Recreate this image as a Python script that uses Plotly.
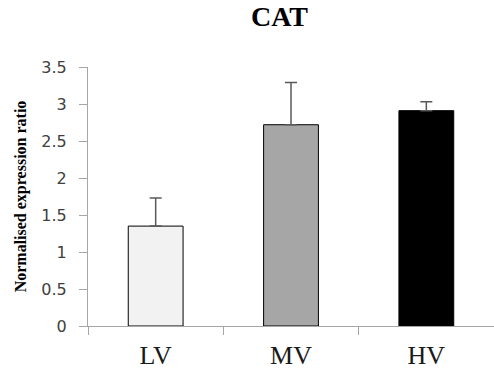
import plotly.graph_objects as go

# Expression data for CAT
groups = ["LV", "MV", "HV"]
ratios = [1.35, 2.72, 2.91]
errors = [0.38, 0.57, 0.12]
fill_colors = ["#f2f2f2", "#a6a6a6", "#000000"]
y_ticks = [0, 0.5, 1, 1.5, 2, 2.5, 3, 3.5]
y_tick_text = ["0", "0.5", "1", "1.5", "2", "2.5", "3", "3.5"]

fig = go.Figure(
    go.Bar(
        x=groups,
        y=ratios,
        width=0.405,
        marker=dict(color=fill_colors, line=dict(color="#000000", width=1)),
        error_y=dict(
            type="data",
            array=errors,
            symmetric=False,
            arrayminus=[0, 0, 0],
            color="#595959",
            thickness=1.5,
            width=6,
        ),
    )
)

fig.update_layout(
    width=494,
    height=382,
    margin=dict(l=88, r=0, t=67, b=56),
    paper_bgcolor="white",
    plot_bgcolor="white",
    showlegend=False,
    title=dict(
        text="<b>CAT</b>",
        x=279.5 / 494,
        xanchor="center",
        y=1 - 16.5 / 382,
        yanchor="middle",
        font=dict(family="Liberation Serif, Times New Roman, serif", size=28, color="#000000"),
    ),
    xaxis=dict(
        type="category",
        range=[-0.5, 2.5],
        showline=True,
        linecolor="#a6a6a6",
        linewidth=1,
        ticks="outside",
        tickson="boundaries",
        ticklen=8,
        tickcolor="#a6a6a6",
        tickwidth=1,
        showgrid=False,
        ticklabelstandoff=6,
        tickfont=dict(family="Liberation Serif, serif", size=26, color="#1a1a1a"),
    ),
    yaxis=dict(
        range=[0, 3.5],
        tickvals=y_ticks,
        ticktext=y_tick_text,
        showline=True,
        linecolor="#a6a6a6",
        linewidth=1,
        ticks="outside",
        ticklen=8,
        tickcolor="#a6a6a6",
        tickwidth=1,
        showgrid=False,
        zeroline=False,
        ticklabelstandoff=9,
        tickfont=dict(family="DejaVu Sans", size=16, color="#404040"),
        title=dict(
            text="<b>Normalised expression ratio</b>",
            font=dict(family="Liberation Serif, serif", size=16, color="#000000"),
            standoff=10,
        ),
    ),
)

fig.write_html("out.html")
—————
WHAT YOU SHOULD DO: Print the full listing exactly, dropping the pictures.

TASK RESPONSE:
Recreate this image as a Python script that uses Plotly.
import plotly.graph_objects as go

# Expression data for CAT
groups = ["LV", "MV", "HV"]
ratios = [1.35, 2.72, 2.91]
errors = [0.38, 0.57, 0.12]
fill_colors = ["#f2f2f2", "#a6a6a6", "#000000"]
y_ticks = [0, 0.5, 1, 1.5, 2, 2.5, 3, 3.5]
y_tick_text = ["0", "0.5", "1", "1.5", "2", "2.5", "3", "3.5"]

fig = go.Figure(
    go.Bar(
        x=groups,
        y=ratios,
        width=0.405,
        marker=dict(color=fill_colors, line=dict(color="#000000", width=1)),
        error_y=dict(
            type="data",
            array=errors,
            symmetric=False,
            arrayminus=[0, 0, 0],
            color="#595959",
            thickness=1.5,
            width=6,
        ),
    )
)

fig.update_layout(
    width=494,
    height=382,
    margin=dict(l=88, r=0, t=67, b=56),
    paper_bgcolor="white",
    plot_bgcolor="white",
    showlegend=False,
    title=dict(
        text="<b>CAT</b>",
        x=279.5 / 494,
        xanchor="center",
        y=1 - 16.5 / 382,
        yanchor="middle",
        font=dict(family="Liberation Serif, Times New Roman, serif", size=28, color="#000000"),
    ),
    xaxis=dict(
        type="category",
        range=[-0.5, 2.5],
        showline=True,
        linecolor="#a6a6a6",
        linewidth=1,
        ticks="outside",
        tickson="boundaries",
        ticklen=8,
        tickcolor="#a6a6a6",
        tickwidth=1,
        showgrid=False,
        ticklabelstandoff=6,
        tickfont=dict(family="Liberation Serif, serif", size=26, color="#1a1a1a"),
    ),
    yaxis=dict(
        range=[0, 3.5],
        tickvals=y_ticks,
        ticktext=y_tick_text,
        showline=True,
        linecolor="#a6a6a6",
        linewidth=1,
        ticks="outside",
        ticklen=8,
        tickcolor="#a6a6a6",
        tickwidth=1,
        showgrid=False,
        zeroline=False,
        ticklabelstandoff=9,
        tickfont=dict(family="DejaVu Sans", size=16, color="#404040"),
        title=dict(
            text="<b>Normalised expression ratio</b>",
            font=dict(family="Liberation Serif, serif", size=16, color="#000000"),
            standoff=10,
        ),
    ),
)

fig.write_html("out.html")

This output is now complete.